Pour une dixième année consécutive, la Fondation Azrieli célébrait lundi à la Maison symphonique les quatre compositeurs lauréats des Prix Azrieli de Musique 2024, dont les œuvres pour chant choral et ensemble instrumental ont notamment évoqué l’âme et la métaphysique juives dans un contexte contemporain.
Animé par l’initiatrice de cette fondation, la chanteuse et généreuse mécène Sharon Azrieli, et l’ex-radio-canadien Mario Paquette, cette soirée a mis de l’avant les oeuvres primées, majoritairement jouées en première mondiale.Des musiciens de l’OSM et le Chœur de l’OSM sous la direction de son chef, l’éminent Andrew Megill, ont exécuté des œuvres chorales très spéciales.
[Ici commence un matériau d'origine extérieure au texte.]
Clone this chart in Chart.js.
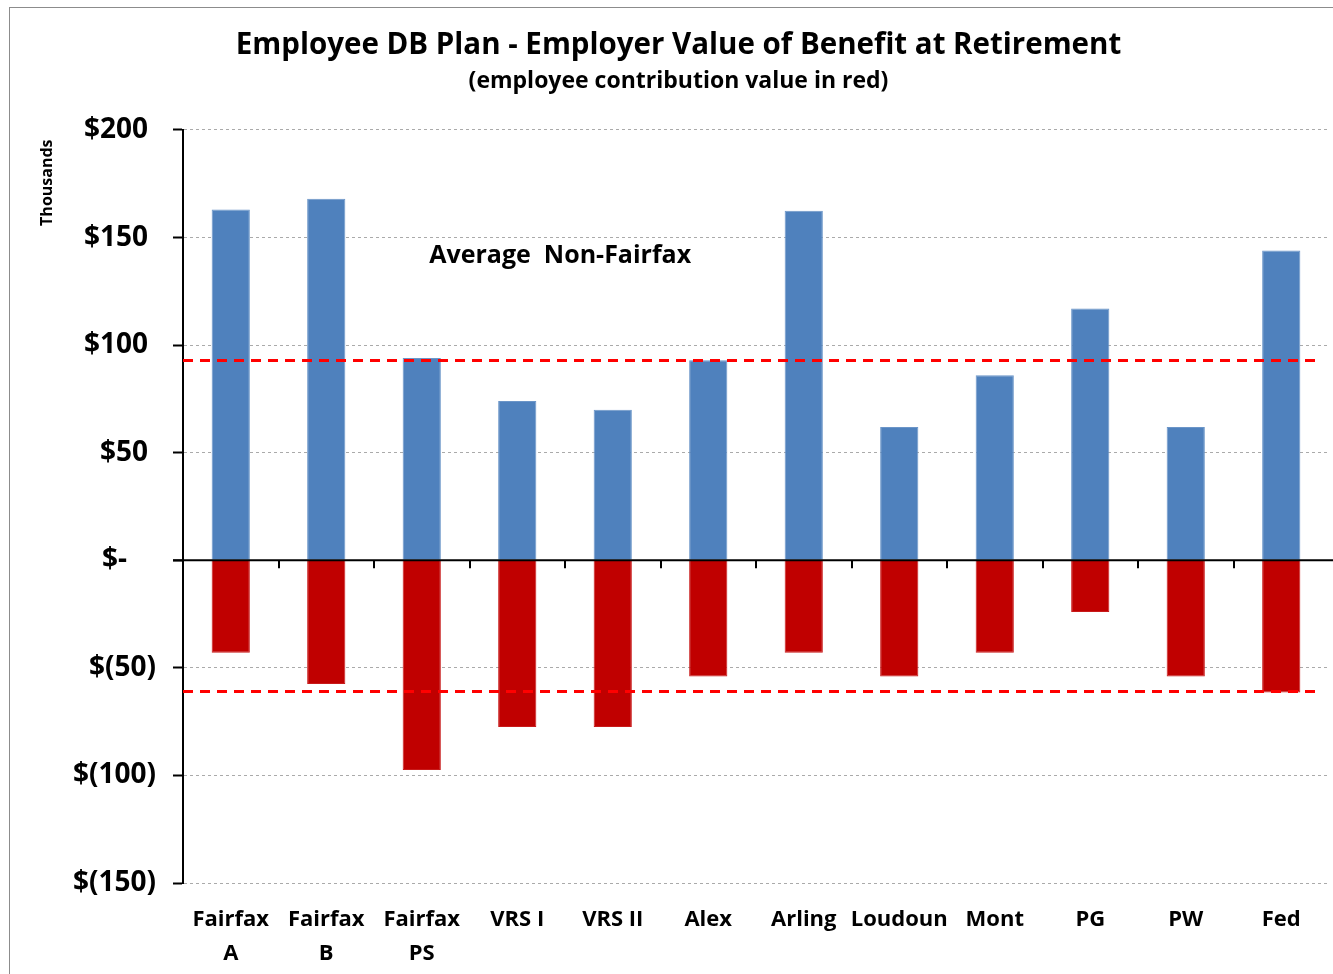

Light to My Path, fantaisie chorale pour chœur mixte, saxophone et percussions et piano, du compositeur israélien Josef Bardanashvili. Ainsi chacun des cinq mouvements de cette pièce associe différentes configurations de l’ensemble : chœur d’hommes a cappella, chœur de femmes a cappella, chœurs mixtes avec musiciens, chœur mixte a cappella. Les non Juifs ont tout intérêt à découvrir l’approche chorale inspirée des écrits sacrés de la religion juive, les inclinations vocales y sont uniques – on peut notamment s’y familiariser à l’écoute de l’album You Want It Darker de Leonard Cohen, qui avait mis à contribution des choristes très inspirés.
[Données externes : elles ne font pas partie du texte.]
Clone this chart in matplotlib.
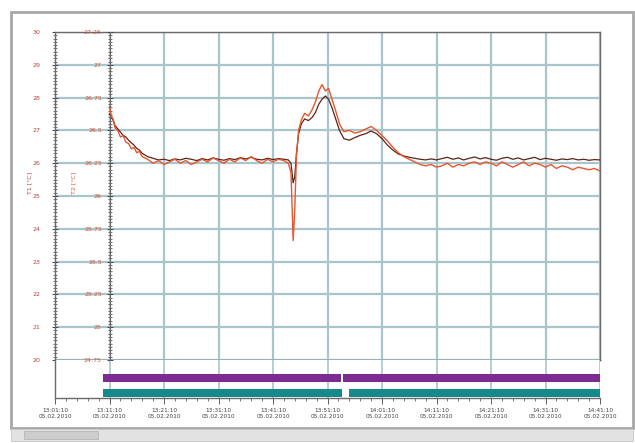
import numpy as np
import matplotlib
matplotlib.use("Agg")
import matplotlib.pyplot as plt
from matplotlib.patches import Rectangle
from matplotlib.ticker import MultipleLocator

# time in minutes from the left edge of the time axis
t_min = [10, 10.3, 10.7, 11, 11.5, 12, 12.5, 13, 13.5, 14, 14.5, 15, 15.5, 16,
         17, 18, 19, 20, 21, 22, 23, 24, 25, 26, 27, 28, 29, 30, 31, 32, 33,
         34, 35, 36, 37, 38, 39, 40, 41, 42, 42.8, 43.3, 43.7, 44.0, 44.3,
         44.7, 45.2, 45.8, 46.5, 47.2, 47.8, 48.4, 49.0, 49.6, 50.2, 50.8,
         51.5, 52.2, 53.0, 54, 55, 56, 57, 58, 59, 60, 61, 62, 63, 64, 65, 66,
         67, 68, 69, 70, 71, 72, 73, 74, 75, 76, 77, 78, 79, 80, 81, 82, 83,
         84, 85, 86, 87, 88, 89, 90, 91, 92, 93, 94, 95, 96, 97, 98, 99, 100]

# sensor 1 (dark trace, left axis 20..30)
t1 = [27.50, 27.40, 27.30, 27.15, 27.05, 26.95, 26.85, 26.80, 26.70, 26.62,
      26.55, 26.45, 26.40, 26.30, 26.20, 26.15, 26.10, 26.12, 26.08, 26.13,
      26.10, 26.15, 26.12, 26.08, 26.14, 26.10, 26.16, 26.12, 26.09, 26.14,
      26.11, 26.17, 26.13, 26.18, 26.12, 26.10, 26.15, 26.11, 26.14, 26.12,
      26.10, 26.00, 25.40, 25.60, 26.30, 26.90, 27.20, 27.35, 27.30, 27.40,
      27.55, 27.80, 27.95, 28.05, 27.95, 27.70, 27.35, 27.00, 26.75, 26.70,
      26.78, 26.85, 26.90, 26.98, 26.90, 26.75, 26.55, 26.40, 26.28, 26.22,
      26.18, 26.15, 26.12, 26.10, 26.13, 26.10, 26.14, 26.18, 26.12, 26.16,
      26.10, 26.15, 26.19, 26.13, 26.17, 26.12, 26.09, 26.15, 26.18, 26.12,
      26.16, 26.10, 26.14, 26.18, 26.11, 26.15, 26.12, 26.09, 26.13, 26.11,
      26.14, 26.10, 26.12, 26.09, 26.11, 26.10]

# sensor 2 (orange trace, inner axis 24.75..27.25)
t2 = [26.68, 26.62, 26.58, 26.52, 26.50, 26.45, 26.46, 26.41, 26.40, 26.36,
      26.37, 26.33, 26.34, 26.30, 26.28, 26.25, 26.27, 26.24, 26.26, 26.28,
      26.25, 26.27, 26.24, 26.26, 26.28, 26.26, 26.29, 26.27, 26.25, 26.28,
      26.26, 26.29, 26.27, 26.30, 26.27, 26.25, 26.28, 26.26, 26.28, 26.27,
      26.25, 26.18, 25.66, 25.90, 26.30, 26.50, 26.58, 26.63, 26.61, 26.66,
      26.72, 26.80, 26.85, 26.80, 26.82, 26.74, 26.65, 26.55, 26.49, 26.50,
      26.48, 26.49, 26.51, 26.53, 26.50, 26.46, 26.42, 26.37, 26.33, 26.30,
      26.28, 26.26, 26.24, 26.23, 26.24, 26.22, 26.23, 26.25, 26.22, 26.24,
      26.23, 26.25, 26.26, 26.24, 26.26, 26.25, 26.23, 26.26, 26.24, 26.22,
      26.24, 26.26, 26.23, 26.25, 26.24, 26.22, 26.24, 26.21, 26.23, 26.22,
      26.20, 26.22, 26.21, 26.20, 26.21, 26.19]

# digital channels: (start, end) in minutes
ch1_on = [(8.8, 52.5), (52.8, 100)]
ch2_on = [(8.8, 52.6), (53.9, 100)]

x_ticks = [0, 10, 20, 30, 40, 50, 60, 70, 80, 90, 100]
x_labels = ["13:01:10\n05.02.2010", "13:11:10\n05.02.2010", "13:21:10\n05.02.2010",
            "13:31:10\n05.02.2010", "13:41:10\n05.02.2010", "13:51:10\n05.02.2010",
            "14:01:10\n05.02.2010", "14:11:10\n05.02.2010", "14:21:10\n05.02.2010",
            "14:31:10\n05.02.2010", "14:41:10\n05.02.2010"]
y1_ticks = [20, 21, 22, 23, 24, 25, 26, 27, 28, 29, 30]
y2_ticks = [24.75, 25, 25.25, 25.5, 25.75, 26, 26.25, 26.5, 26.75, 27, 27.25]

W, H = 635, 443


def px_rect(x0, y0, x1, y1):
    """pixel box (top-left origin) -> figure fraction rect"""
    return [x0 / W, 1 - y1 / H, (x1 - x0) / W, (y1 - y0) / H]


fig = plt.figure(figsize=(W / 100, H / 100), dpi=100)
fig.patch.set_facecolor("white")

# window frame and scrollbar
fig.patches.append(Rectangle((11 / W, 1 - 428 / H), 622 / W, 416 / H, transform=fig.transFigure,
                             fill=False, ec="#a8a8a8", lw=2.0, zorder=0))
fig.patches.append(Rectangle((11 / W, 1 - 441 / H), 622 / W, 12 / H, transform=fig.transFigure,
                             fc="#e2e2e2", ec="#c8c8c8", lw=0.6, zorder=0))
fig.patches.append(Rectangle((24 / W, 1 - 439 / H), 74 / W, 8 / H, transform=fig.transFigure,
                             fc="#cdcdcd", ec="#b0b0b0", lw=0.5, zorder=0))

grid_c = "#a9c5cc"
frame_c = "#6a6a6a"
red1 = "#b8453a"
red2 = "#d4553a"

ax = fig.add_axes(px_rect(55, 32, 600, 360))
axb = fig.add_axes(px_rect(55, 360, 600, 398), sharex=ax)
ax2 = ax.twinx()

ax.plot(t_min, t1, color="#5b2418", lw=0.9, zorder=3)
ax2.plot(t_min, t2, color="#e8552e", lw=1.0, zorder=4)

ax.set_xlim(0, 100)
ax.set_ylim(20, 30)
ax2.set_ylim(24.75, 27.25)

ax.set_xticks(x_ticks)
ax.set_yticks(y1_ticks)
ax.yaxis.set_minor_locator(MultipleLocator(0.1))
ax.grid(True, which="major", color=grid_c, lw=1.6)
ax.tick_params(axis="x", length=0, labelbottom=False)
ax.tick_params(axis="y", which="major", direction="inout", length=5, width=0.7,
               labelsize=4.5, labelcolor=red1, color="#444", pad=8)
ax.tick_params(axis="y", which="minor", direction="inout", length=3, width=0.5, color="#444")
for s in ["top", "right", "left"]:
    ax.spines[s].set_color(frame_c)
    ax.spines[s].set_linewidth(1.0)
ax.spines["bottom"].set_color("#555555")
ax.spines["bottom"].set_linewidth(1.0)
ax.set_ylabel("T1 [°C]", color=red1, fontsize=4.5)
ax.yaxis.set_label_coords(-0.042, 0.54)

# inner axis sitting on the first time division
ax2.yaxis.tick_left()
ax2.yaxis.set_label_position("left")
ax2.spines["left"].set_position(("axes", 0.1))
ax2.spines["left"].set_color(frame_c)
for s in ["top", "right", "bottom"]:
    ax2.spines[s].set_visible(False)
ax2.set_yticks(y2_ticks)
ax2.set_yticklabels([f"{v:g}" for v in y2_ticks])
ax2.yaxis.set_minor_locator(MultipleLocator(0.025))
ax2.tick_params(axis="y", which="major", direction="inout", length=5, width=0.7,
                labelsize=4.5, labelcolor=red2, color="#444", pad=3)
ax2.tick_params(axis="y", which="minor", direction="inout", length=3, width=0.5, color="#444")
ax2.set_ylabel("T2 [°C]", color=red2, fontsize=4.5)
ax2.yaxis.set_label_coords(0.04, 0.54)

# digital channel strip
axb.set_ylim(38, 0)
axb.broken_barh([(a, b - a) for a, b in ch1_on], (14, 8), facecolors="#7d2a93", zorder=3)
axb.broken_barh([(a, b - a) for a, b in ch2_on], (29, 8), facecolors="#16898a", zorder=3)
axb.set_yticks([])
axb.grid(True, axis="x", color=grid_c, lw=1.2)
axb.set_xticks(x_ticks)
axb.set_xticklabels(x_labels)
axb.xaxis.set_minor_locator(MultipleLocator(2))
axb.tick_params(axis="x", which="major", direction="out", length=4, width=0.6,
                labelsize=4.2, labelcolor="#444", color="#444", pad=3)
axb.tick_params(axis="x", which="minor", direction="out", length=2.5, width=0.5, color="#444")
axb.spines["top"].set_visible(False)
axb.spines["right"].set_visible(False)
for s in ["left", "bottom"]:
    axb.spines[s].set_color(frame_c)
    axb.spines[s].set_linewidth(1.0)
axb.set_axisbelow(True)
ax.set_axisbelow(True)

fig.savefig("out.png", dpi=100)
Ainsi, le compositeur maintient le lien du sacré dans Light To My Path, avec de formidables appels et réponses, canons, contrepoints fabuleux, sifflements ornementaux et autres effets probants. La technique vocale y est distincte, plus proche des voix baroques ou de la Renaissance. La différence avec les chants sacrés connus de la tradition juive repose ici sur les harmonisations modernes et l’accompagnement instrumental.
En second lieu, le compositeur Yair Klartag voyait The Parable of the Palace,son œuvre pour chœur et quatre contrebasses actualiser davantage la notion de spiritualité. Le parti-pris du compositeur pour la musique contemporaine, vu l’instrumentation choisie et l’harmonisation des voix, contraste avec l’inspiration première de cette œuvre primée par la Fondation Azrieli: la parabole du palais extraite du Guide des égarés du philosophe talmudiste Moshe ben Maïmon dit Maïmonide, avant vécu au XIIe siècle et s’exprimant dans cette langue judéo-arabe aujourd’hui disparue. Les passages de cet écrit métaphysique essaient de tracer cette fine ligne entre la raison et l’irrationalité, et auraient influencé le compositeur en quête de notions universelles dans le contexte actuel, à commencer par ce désir insatiable des humains « de se rapprocher du divin sans jamais le comprendre » Notions néanmoins mystiques, profondément traditionnelles et clairement identitaires.
La troisième œuvre au programme, Symetrias Prehispanicas, était celle du Mexicano-Américain Juan Trigos, qui s’inspire de la cosmologie aztèque, projections d’images à l’appui (gracieuseté du frangin Luciano Trigos), et d’écrits poètes aztèques du XVe siècle, connus ou anonymes. Les chants sont exprimés en espagnol et en nahuati. On y observe une cohabitation encore plus serrée entre tonalité, modalité et atonalité, les hachures et entrechoquements des voix et des instruments y est plus costaud. Cantate-Oratorio pour choeur mixte et ensemble, l’œuvre se déploie sur 11 tableaux regroupés en 4 partie distinctes, récit non linéaire illustrant cette pensée aztèque du monde avant que les conquistadors espagnols ne l’occultent par la force comme on le sait. Voilà certes la plus actuelle des œuvres au programme.
En dernier lieu, on récompensait Kanata pour voix SATB a cappella, œuvre composée par le Canadien Jordan Nobles, la plus courte et la plus singulière au programme des Prix Azrieli 2024. À la fois linéaire, horizontale et brillante d’un point de vue textural, assortie de très subtils décalages rythmiques des motifs vocaux, cette œuvre résulte d’une « méditation sonore sur les notions de lieu, de paysage et domicile ». Une traversée pancanadienne en train aurait inspiré le compositeur a créé ce joyau choral, à la fois succinct et brillant.